Bain Capital LLC, Morgan Stanley’s private equity unit, and Oaktree Capital Management LLC plan to bid together with Chinatrust Financial Holding Co (中信金控) for American International Group Inc’s (AIG) Taiwan unit, three people with knowledge of the matter said.
The companies would bid against Carlyle Group, which is partnering with Fubon Financial Holding Co (富邦金控) for the next round of offers scheduled for late next month, the people said, asking not to be identified because the talks are confidential.
AIG hired Morgan Stanley and Blackstone Group LP to manage the sale.
AIG’s advisers last week asked buyout firms to team up with Fubon or Chinatrust to ease regulatory concerns about the sale of the nation’s second-biggest insurer, Nan Shan Life Insurance Co (南山人壽), to private-equity firms.
AIG owns 97.57 percent of the unit and Nan Shan’s management holds the rest. Nan Shan may fetch about US$2 billion in the sale, the people said earlier.
The company has 4 million policyholders and an 11 percent market share in terms of premiums.
Primus Financial Holdings Ltd and Cathay Financial Holding Co (國泰金控) have also been invited to put in binding bids next month, the people said.
“The regulator wants the domestic companies to be in the driving seat,” said Chuang Piyen, a Taipei-based analyst at Mega Securities Co (兆豐證券). “The buyout firms are likely to be passive investors contributing capital to help the local partner bid.”

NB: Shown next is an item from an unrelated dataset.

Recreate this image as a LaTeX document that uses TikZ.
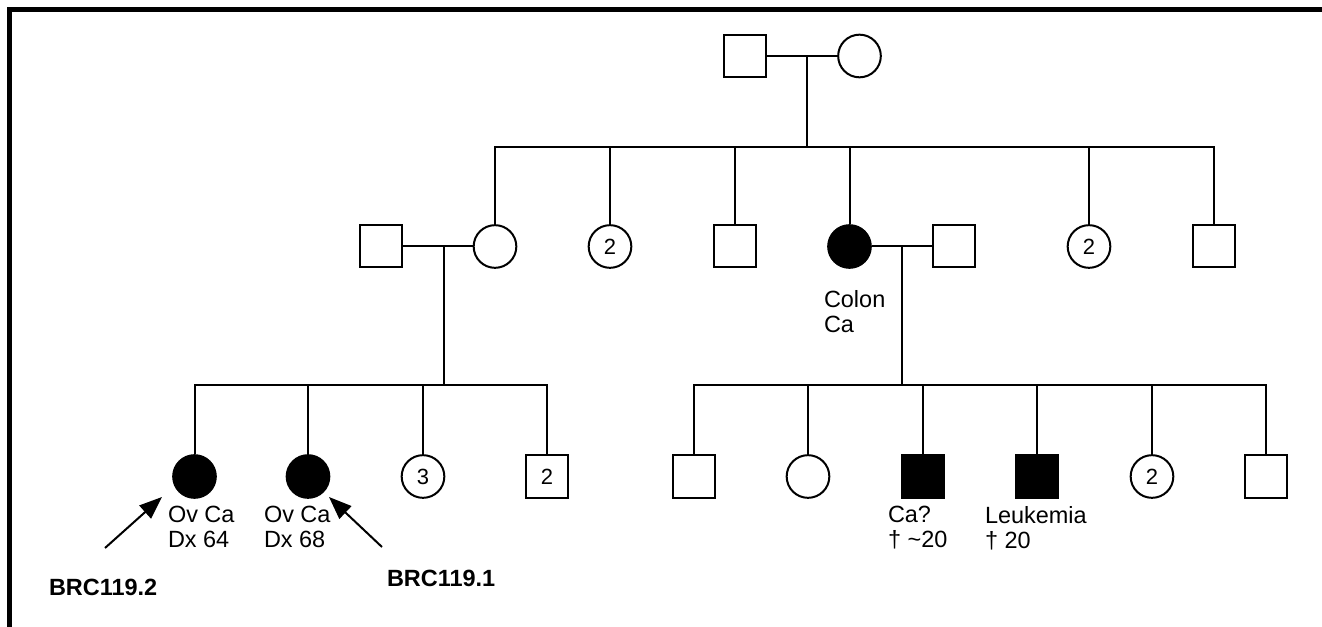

Morgan Stanley, which owns 4.8 percent of Chinatrust, won approval last month to boost the stake to 9.9 percent through its Asia private-equity unit. The unit teaming up with Chinatrust’s investing group may conflict with Morgan Stanley’s role as AIG’s sale adviser, according two rival bidders who asked not to be identified.
Primus Financial hired The Boston Consulting Group to work on a strategic business plan for Nan Shan and plans to allocate at least 5 percent to 10 percent of the company’s shares to the management and staff should it acquire the Taiwan insurer, a bid document obtained by Bloomberg News showed.
The financial services company, which has raised more than US$1 billion this year, also plans to expand Nan Shan’s scope of services to Hong Kong and China, the letter said.
The setup of groups bidding for Nan Shan may change, the people said.
The Financial Supervisory Commission has said it wants a buyer of Nan Shan to have experience in insurance.